To avoid skew from high-volume rider types, we calculated weighted average ride durations by station pair:

# Weighted Average Duration by Station Pair

library(tidyverse)

# Create top_pairs from most frequent station pairings
top_pairs <- station_data_clean %>%
  count(pair, sort = TRUE) %>%
  slice_head(n = 10)


# Step 1: Compute totals per pair and rider type
length_counts_2 <- station_data_clean %>%
filter(pair %in% top_pairs$pair) %>%
group_by(pair, rider_group) %>%
summarise(total_length = sum(ride_length_mins_2, na.rm = TRUE),
rider_count = n(),
.groups = "drop")
# Step 2: Get total rides per pair for weighting
pair_totals_2 <- length_counts_2 %>%
group_by(pair) %>%
summarise(pair_total = sum(rider_count))
# Step 3: Join and calculate weighted contribution
weighted_stats_2 <- left_join(length_counts_2, pair_totals_2, by = "pair") %>%
mutate(weight = rider_count / pair_total,
weighted_length = weight * (total_length / rider_count))
# Step 4: Summarize weighted average per pair
final_weighted_2 <- weighted_stats_2 %>%
group_by(pair) %>%
summarise(weighted_avg_length = sum(weighted_length))
# Optional: Visualise 📊
ggplot(final_weighted_2, aes(x = reorder(pair, weighted_avg_length), y = weighted_avg_length)) +
geom_col(fill = "#009E73") +
coord_flip() +
labs(title = "Weighted Average Ride Duration \nby Station Pair",
x = "Station Pair",
y = "Weighted Avg Duration (min)")

In Summary

  1. How do annual members and casual riders use Cyclistic bikes differently?

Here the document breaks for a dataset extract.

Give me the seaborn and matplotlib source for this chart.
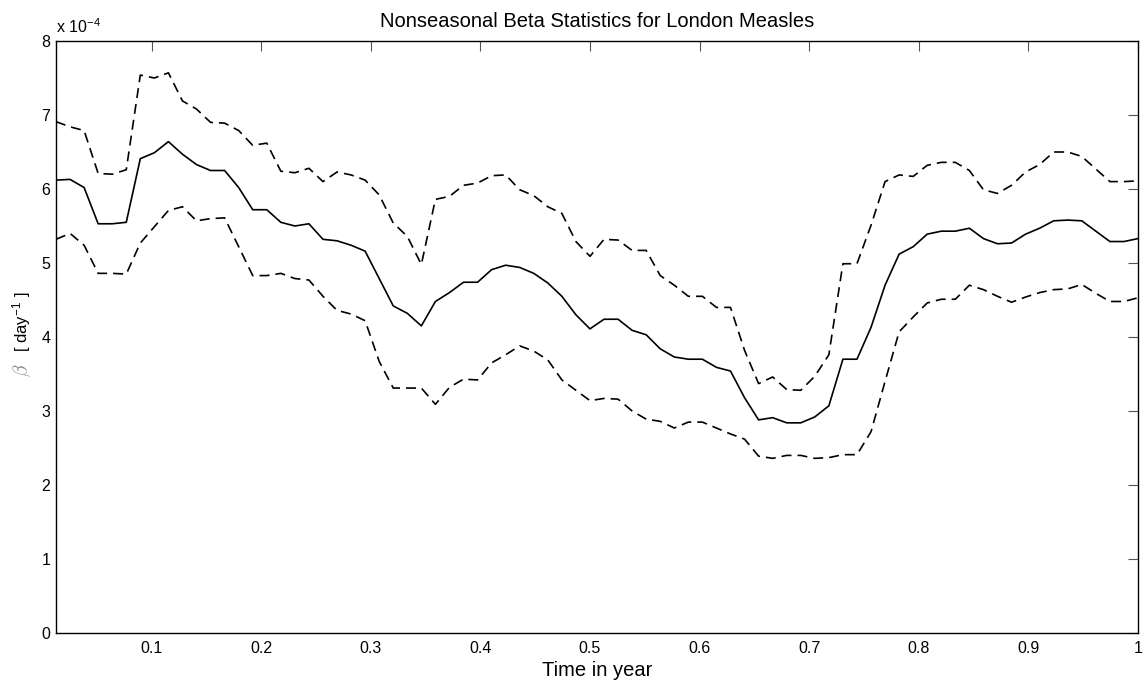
import numpy as np
import pandas as pd
import matplotlib
matplotlib.use("Agg")
import matplotlib.pyplot as plt
import seaborn as sns

# ---- data (beta in units of 1e-4 per day) ----
n_points = 78
time = np.arange(1, n_points + 1) / n_points
scale = 1e-4

beta_mean = [6.12, 6.13, 6.02, 5.53, 5.53, 5.55, 6.41, 6.49, 6.64, 6.47,
             6.33, 6.25, 6.25, 6.02, 5.72, 5.72, 5.55, 5.50, 5.53, 5.32,
             5.30, 5.24, 5.16, 4.79, 4.42, 4.32, 4.15, 4.48, 4.60, 4.74,
             4.74, 4.91, 4.97, 4.94, 4.86, 4.73, 4.55, 4.30, 4.11, 4.24,
             4.24, 4.09, 4.03, 3.84, 3.73, 3.70, 3.70, 3.59, 3.54, 3.18,
             2.88, 2.91, 2.84, 2.84, 2.92, 3.07, 3.70, 3.70, 4.13, 4.70,
             5.12, 5.22, 5.39, 5.43, 5.43, 5.47, 5.33, 5.26, 5.27, 5.39,
             5.47, 5.57, 5.58, 5.57, 5.43, 5.29, 5.29, 5.33]

beta_upper = [6.91, 6.84, 6.79, 6.21, 6.20, 6.26, 7.54, 7.50, 7.57, 7.19,
              7.08, 6.90, 6.89, 6.79, 6.59, 6.62, 6.24, 6.22, 6.28, 6.10,
              6.23, 6.19, 6.12, 5.92, 5.54, 5.36, 4.98, 5.86, 5.90, 6.05,
              6.08, 6.18, 6.19, 5.99, 5.91, 5.76, 5.67, 5.29, 5.09, 5.32,
              5.31, 5.17, 5.17, 4.83, 4.70, 4.55, 4.55, 4.40, 4.40, 3.82,
              3.37, 3.46, 3.29, 3.28, 3.47, 3.76, 4.99, 4.99, 5.51, 6.10,
              6.19, 6.17, 6.32, 6.36, 6.36, 6.25, 5.99, 5.94, 6.05, 6.23,
              6.33, 6.50, 6.50, 6.44, 6.27, 6.10, 6.10, 6.11]

beta_lower = [5.32, 5.40, 5.24, 4.86, 4.86, 4.85, 5.27, 5.49, 5.71, 5.76,
              5.57, 5.60, 5.61, 5.22, 4.83, 4.83, 4.86, 4.79, 4.77, 4.55,
              4.36, 4.31, 4.22, 3.67, 3.31, 3.31, 3.31, 3.09, 3.32, 3.43,
              3.42, 3.65, 3.76, 3.88, 3.81, 3.69, 3.42, 3.28, 3.14, 3.17,
              3.16, 3.00, 2.89, 2.86, 2.77, 2.85, 2.85, 2.77, 2.69, 2.62,
              2.39, 2.36, 2.40, 2.40, 2.36, 2.37, 2.41, 2.41, 2.72, 3.40,
              4.07, 4.27, 4.46, 4.51, 4.51, 4.70, 4.64, 4.55, 4.47, 4.54,
              4.60, 4.64, 4.65, 4.71, 4.59, 4.48, 4.48, 4.53]

x_ticks = [0.1, 0.2, 0.3, 0.4, 0.5, 0.6, 0.7, 0.8, 0.9, 1.0]
x_tick_labels = ["0.1", "0.2", "0.3", "0.4", "0.5", "0.6", "0.7", "0.8", "0.9", "1"]
y_ticks = [0, 1, 2, 3, 4, 5, 6, 7, 8]
y_tick_labels = ["0", "1", "2", "3", "4", "5", "6", "7", "8"]

title = "Nonseasonal Beta Statistics for London Measles"
xlabel = "Time in year"

df = pd.DataFrame({
    "time": time,
    "mean": np.array(beta_mean) * scale,
    "upper": np.array(beta_upper) * scale,
    "lower": np.array(beta_lower) * scale,
})

# ---- style ----
sns.set_style("white")
plt.rcParams["font.family"] = ["Liberation Sans", "DejaVu Sans"]
plt.rcParams["mathtext.fontset"] = "cm"
plt.rcParams["text.color"] = "black"
plt.rcParams["axes.labelcolor"] = "black"
plt.rcParams["axes.titlecolor"] = "black"

fig = plt.figure(figsize=(11.44, 6.83), dpi=100)
ax = fig.add_axes([56 / 1144, 50 / 683, (1138 - 56) / 1144, (633 - 41) / 683])

dash = (0, (6, 3.6))
sns.lineplot(data=df, x="time", y="upper", color="black", linewidth=1.2,
             linestyle=dash, estimator=None, ax=ax)
sns.lineplot(data=df, x="time", y="mean", color="black", linewidth=1.2,
             estimator=None, ax=ax)
sns.lineplot(data=df, x="time", y="lower", color="black", linewidth=1.2,
             linestyle=dash, estimator=None, ax=ax)

ax.set_xlim(time[0], 1.0)
ax.set_ylim(0, 8 * scale)
ax.set_xticks(x_ticks)
ax.set_xticklabels(x_tick_labels)
ax.set_yticks([v * scale for v in y_ticks])
ax.set_yticklabels(y_tick_labels)

for sp in ax.spines.values():
    sp.set_visible(True)
    sp.set_color("black")
    sp.set_linewidth(1.0)

ax.tick_params(axis="both", which="major", direction="in", length=7.5,
               width=0.8, color="#555555", labelsize=11.5, labelcolor="black",
               top=True, right=True)
ax.tick_params(axis="x", pad=6)
ax.tick_params(axis="y", pad=4)

ax.set_title(title, fontsize=14.5, pad=10, color="black")
ax.set_xlabel(xlabel, fontsize=14.5, labelpad=3, color="black")
ax.set_ylabel("")

# MATLAB-style exponent label
ax.text(0.0, 1.0135, r"x 10$^{\mathregular{-4}}$", transform=ax.transAxes,
        ha="left", va="baseline", fontsize=11.5, color="black")

# y-axis label: gray beta followed by unit
fig.text(22 / 1144, 1 - 370 / 683, r"$\beta$", rotation=90, color="#8a8a8a",
         fontsize=14, ha="center", va="center")
fig.text(22 / 1144, 1 - 321 / 683, r"[ day$^{\mathregular{-1}}$ ]", rotation=90,
         color="black", fontsize=12, ha="center", va="center")

fig.savefig("out.png", dpi=100)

Members ride shorter, more frequent trips—likely for commuting. Casual riders take longer, leisure-oriented rides, especially in the evening.
  2. Why would casual riders buy Cyclistic annual memberships? Flexible membership options (e.g., short-term or evening-focused plans) could appeal to casual users, especially tourists or night riders.
  3. How can Cyclistic use digital media to influence casual riders to become members? Targeted ads at high-traffic station pairs and time-specific promotions (e.g., “10% off evening rides”) could drive conversions.